All of the data should be output character for character, except the pictures.

## GIVEN INFORMATION

====

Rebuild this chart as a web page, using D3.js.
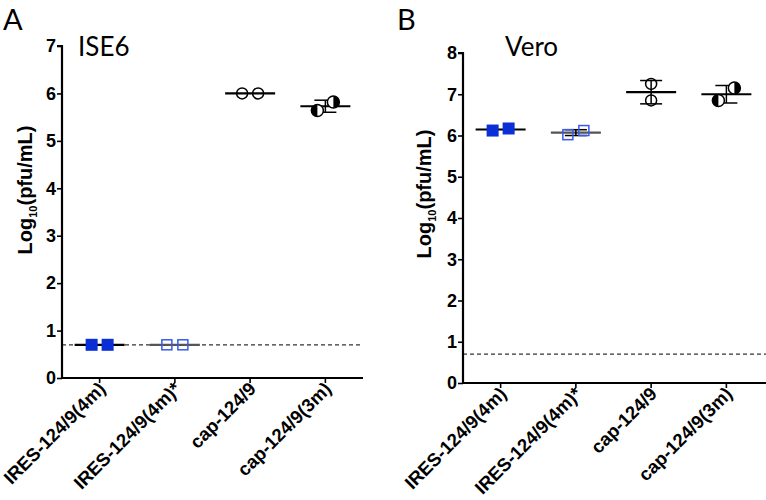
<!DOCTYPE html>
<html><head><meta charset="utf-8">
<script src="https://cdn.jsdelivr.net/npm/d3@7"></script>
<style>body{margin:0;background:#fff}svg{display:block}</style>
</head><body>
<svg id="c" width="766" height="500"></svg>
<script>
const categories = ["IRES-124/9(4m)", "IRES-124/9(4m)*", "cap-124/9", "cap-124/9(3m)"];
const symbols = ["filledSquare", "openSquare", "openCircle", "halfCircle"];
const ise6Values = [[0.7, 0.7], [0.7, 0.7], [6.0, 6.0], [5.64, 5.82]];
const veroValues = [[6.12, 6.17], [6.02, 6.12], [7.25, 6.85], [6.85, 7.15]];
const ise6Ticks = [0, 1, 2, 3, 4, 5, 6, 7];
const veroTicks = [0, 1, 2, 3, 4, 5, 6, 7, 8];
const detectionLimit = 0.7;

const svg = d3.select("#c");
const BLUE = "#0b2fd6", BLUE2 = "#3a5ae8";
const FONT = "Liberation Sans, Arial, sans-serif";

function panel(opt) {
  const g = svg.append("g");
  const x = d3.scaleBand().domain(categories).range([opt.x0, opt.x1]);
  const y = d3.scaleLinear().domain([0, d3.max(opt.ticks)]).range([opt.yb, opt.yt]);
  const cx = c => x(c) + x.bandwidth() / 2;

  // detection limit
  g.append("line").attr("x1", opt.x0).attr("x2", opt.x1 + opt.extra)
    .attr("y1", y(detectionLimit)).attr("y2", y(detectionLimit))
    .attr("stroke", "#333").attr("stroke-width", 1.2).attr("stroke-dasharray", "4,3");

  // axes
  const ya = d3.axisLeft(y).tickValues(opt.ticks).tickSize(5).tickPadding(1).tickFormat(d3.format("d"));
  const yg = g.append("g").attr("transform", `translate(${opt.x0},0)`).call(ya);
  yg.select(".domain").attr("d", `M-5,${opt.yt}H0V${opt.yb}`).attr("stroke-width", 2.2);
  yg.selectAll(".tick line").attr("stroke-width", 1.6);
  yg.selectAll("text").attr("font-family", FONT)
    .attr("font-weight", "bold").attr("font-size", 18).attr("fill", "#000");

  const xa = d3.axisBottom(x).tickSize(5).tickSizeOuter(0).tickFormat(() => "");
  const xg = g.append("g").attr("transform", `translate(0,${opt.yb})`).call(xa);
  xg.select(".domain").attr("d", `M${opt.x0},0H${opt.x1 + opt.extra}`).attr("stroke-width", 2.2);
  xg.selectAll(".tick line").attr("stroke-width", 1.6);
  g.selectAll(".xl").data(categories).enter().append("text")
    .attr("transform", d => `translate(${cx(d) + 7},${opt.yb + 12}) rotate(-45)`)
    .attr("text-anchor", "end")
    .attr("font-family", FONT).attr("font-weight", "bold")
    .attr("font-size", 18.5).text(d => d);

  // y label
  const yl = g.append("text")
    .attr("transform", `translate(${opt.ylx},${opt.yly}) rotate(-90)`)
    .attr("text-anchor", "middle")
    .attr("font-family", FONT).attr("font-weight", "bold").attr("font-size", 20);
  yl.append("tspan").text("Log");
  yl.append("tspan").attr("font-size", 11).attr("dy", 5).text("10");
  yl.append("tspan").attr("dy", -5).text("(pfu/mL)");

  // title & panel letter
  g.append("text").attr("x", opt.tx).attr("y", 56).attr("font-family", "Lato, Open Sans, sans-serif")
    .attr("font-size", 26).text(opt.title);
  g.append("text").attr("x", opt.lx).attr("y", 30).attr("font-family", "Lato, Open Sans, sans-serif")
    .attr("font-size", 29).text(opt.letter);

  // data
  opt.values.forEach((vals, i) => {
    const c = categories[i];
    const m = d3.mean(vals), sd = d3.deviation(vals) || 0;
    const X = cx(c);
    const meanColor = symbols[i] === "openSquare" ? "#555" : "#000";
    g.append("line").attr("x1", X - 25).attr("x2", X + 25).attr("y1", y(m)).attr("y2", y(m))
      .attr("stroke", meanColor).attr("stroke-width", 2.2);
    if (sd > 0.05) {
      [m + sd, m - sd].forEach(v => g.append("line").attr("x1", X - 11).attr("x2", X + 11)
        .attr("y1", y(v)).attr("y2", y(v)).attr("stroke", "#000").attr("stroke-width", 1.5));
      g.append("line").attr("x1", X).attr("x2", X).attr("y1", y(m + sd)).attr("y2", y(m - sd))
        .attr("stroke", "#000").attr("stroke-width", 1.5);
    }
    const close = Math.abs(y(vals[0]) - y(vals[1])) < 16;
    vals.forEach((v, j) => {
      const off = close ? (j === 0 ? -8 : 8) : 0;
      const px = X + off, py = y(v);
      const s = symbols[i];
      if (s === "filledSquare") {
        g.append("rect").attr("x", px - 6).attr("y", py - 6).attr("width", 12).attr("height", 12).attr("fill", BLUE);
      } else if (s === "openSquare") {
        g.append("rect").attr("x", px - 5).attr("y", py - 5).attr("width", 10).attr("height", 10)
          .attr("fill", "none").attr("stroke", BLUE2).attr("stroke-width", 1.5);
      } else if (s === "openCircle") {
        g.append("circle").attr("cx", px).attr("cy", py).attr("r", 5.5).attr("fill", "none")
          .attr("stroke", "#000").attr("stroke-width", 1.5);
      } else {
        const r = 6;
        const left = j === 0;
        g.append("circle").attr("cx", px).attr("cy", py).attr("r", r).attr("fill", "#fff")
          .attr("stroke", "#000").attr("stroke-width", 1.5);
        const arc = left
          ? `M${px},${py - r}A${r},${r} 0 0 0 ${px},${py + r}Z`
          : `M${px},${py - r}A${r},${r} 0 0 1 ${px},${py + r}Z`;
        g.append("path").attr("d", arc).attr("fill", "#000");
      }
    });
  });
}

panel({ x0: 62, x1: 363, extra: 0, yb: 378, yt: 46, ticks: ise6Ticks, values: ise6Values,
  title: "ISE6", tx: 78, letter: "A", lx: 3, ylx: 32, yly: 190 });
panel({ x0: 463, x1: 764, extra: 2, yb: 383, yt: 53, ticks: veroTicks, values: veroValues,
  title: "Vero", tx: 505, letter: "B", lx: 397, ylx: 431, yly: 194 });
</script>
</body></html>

====

## SOLUTION FOR THIS PROBLEM
Rebuild this chart as a web page, using D3.js.
<!DOCTYPE html>
<html><head><meta charset="utf-8">
<script src="https://cdn.jsdelivr.net/npm/d3@7"></script>
<style>body{margin:0;background:#fff}svg{display:block}</style>
</head><body>
<svg id="c" width="766" height="500"></svg>
<script>
const categories = ["IRES-124/9(4m)", "IRES-124/9(4m)*", "cap-124/9", "cap-124/9(3m)"];
const symbols = ["filledSquare", "openSquare", "openCircle", "halfCircle"];
const ise6Values = [[0.7, 0.7], [0.7, 0.7], [6.0, 6.0], [5.64, 5.82]];
const veroValues = [[6.12, 6.17], [6.02, 6.12], [7.25, 6.85], [6.85, 7.15]];
const ise6Ticks = [0, 1, 2, 3, 4, 5, 6, 7];
const veroTicks = [0, 1, 2, 3, 4, 5, 6, 7, 8];
const detectionLimit = 0.7;

const svg = d3.select("#c");
const BLUE = "#0b2fd6", BLUE2 = "#3a5ae8";
const FONT = "Liberation Sans, Arial, sans-serif";

function panel(opt) {
  const g = svg.append("g");
  const x = d3.scaleBand().domain(categories).range([opt.x0, opt.x1]);
  const y = d3.scaleLinear().domain([0, d3.max(opt.ticks)]).range([opt.yb, opt.yt]);
  const cx = c => x(c) + x.bandwidth() / 2;

  // detection limit
  g.append("line").attr("x1", opt.x0).attr("x2", opt.x1 + opt.extra)
    .attr("y1", y(detectionLimit)).attr("y2", y(detectionLimit))
    .attr("stroke", "#333").attr("stroke-width", 1.2).attr("stroke-dasharray", "4,3");

  // axes
  const ya = d3.axisLeft(y).tickValues(opt.ticks).tickSize(5).tickPadding(1).tickFormat(d3.format("d"));
  const yg = g.append("g").attr("transform", `translate(${opt.x0},0)`).call(ya);
  yg.select(".domain").attr("d", `M-5,${opt.yt}H0V${opt.yb}`).attr("stroke-width", 2.2);
  yg.selectAll(".tick line").attr("stroke-width", 1.6);
  yg.selectAll("text").attr("font-family", FONT)
    .attr("font-weight", "bold").attr("font-size", 18).attr("fill", "#000");

  const xa = d3.axisBottom(x).tickSize(5).tickSizeOuter(0).tickFormat(() => "");
  const xg = g.append("g").attr("transform", `translate(0,${opt.yb})`).call(xa);
  xg.select(".domain").attr("d", `M${opt.x0},0H${opt.x1 + opt.extra}`).attr("stroke-width", 2.2);
  xg.selectAll(".tick line").attr("stroke-width", 1.6);
  g.selectAll(".xl").data(categories).enter().append("text")
    .attr("transform", d => `translate(${cx(d) + 7},${opt.yb + 12}) rotate(-45)`)
    .attr("text-anchor", "end")
    .attr("font-family", FONT).attr("font-weight", "bold")
    .attr("font-size", 18.5).text(d => d);

  // y label
  const yl = g.append("text")
    .attr("transform", `translate(${opt.ylx},${opt.yly}) rotate(-90)`)
    .attr("text-anchor", "middle")
    .attr("font-family", FONT).attr("font-weight", "bold").attr("font-size", 20);
  yl.append("tspan").text("Log");
  yl.append("tspan").attr("font-size", 11).attr("dy", 5).text("10");
  yl.append("tspan").attr("dy", -5).text("(pfu/mL)");

  // title & panel letter
  g.append("text").attr("x", opt.tx).attr("y", 56).attr("font-family", "Lato, Open Sans, sans-serif")
    .attr("font-size", 26).text(opt.title);
  g.append("text").attr("x", opt.lx).attr("y", 30).attr("font-family", "Lato, Open Sans, sans-serif")
    .attr("font-size", 29).text(opt.letter);

  // data
  opt.values.forEach((vals, i) => {
    const c = categories[i];
    const m = d3.mean(vals), sd = d3.deviation(vals) || 0;
    const X = cx(c);
    const meanColor = symbols[i] === "openSquare" ? "#555" : "#000";
    g.append("line").attr("x1", X - 25).attr("x2", X + 25).attr("y1", y(m)).attr("y2", y(m))
      .attr("stroke", meanColor).attr("stroke-width", 2.2);
    if (sd > 0.05) {
      [m + sd, m - sd].forEach(v => g.append("line").attr("x1", X - 11).attr("x2", X + 11)
        .attr("y1", y(v)).attr("y2", y(v)).attr("stroke", "#000").attr("stroke-width", 1.5));
      g.append("line").attr("x1", X).attr("x2", X).attr("y1", y(m + sd)).attr("y2", y(m - sd))
        .attr("stroke", "#000").attr("stroke-width", 1.5);
    }
    const close = Math.abs(y(vals[0]) - y(vals[1])) < 16;
    vals.forEach((v, j) => {
      const off = close ? (j === 0 ? -8 : 8) : 0;
      const px = X + off, py = y(v);
      const s = symbols[i];
      if (s === "filledSquare") {
        g.append("rect").attr("x", px - 6).attr("y", py - 6).attr("width", 12).attr("height", 12).attr("fill", BLUE);
      } else if (s === "openSquare") {
        g.append("rect").attr("x", px - 5).attr("y", py - 5).attr("width", 10).attr("height", 10)
          .attr("fill", "none").attr("stroke", BLUE2).attr("stroke-width", 1.5);
      } else if (s === "openCircle") {
        g.append("circle").attr("cx", px).attr("cy", py).attr("r", 5.5).attr("fill", "none")
          .attr("stroke", "#000").attr("stroke-width", 1.5);
      } else {
        const r = 6;
        const left = j === 0;
        g.append("circle").attr("cx", px).attr("cy", py).attr("r", r).attr("fill", "#fff")
          .attr("stroke", "#000").attr("stroke-width", 1.5);
        const arc = left
          ? `M${px},${py - r}A${r},${r} 0 0 0 ${px},${py + r}Z`
          : `M${px},${py - r}A${r},${r} 0 0 1 ${px},${py + r}Z`;
        g.append("path").attr("d", arc).attr("fill", "#000");
      }
    });
  });
}

panel({ x0: 62, x1: 363, extra: 0, yb: 378, yt: 46, ticks: ise6Ticks, values: ise6Values,
  title: "ISE6", tx: 78, letter: "A", lx: 3, ylx: 32, yly: 190 });
panel({ x0: 463, x1: 764, extra: 2, yb: 383, yt: 53, ticks: veroTicks, values: veroValues,
  title: "Vero", tx: 505, letter: "B", lx: 397, ylx: 431, yly: 194 });
</script>
</body></html>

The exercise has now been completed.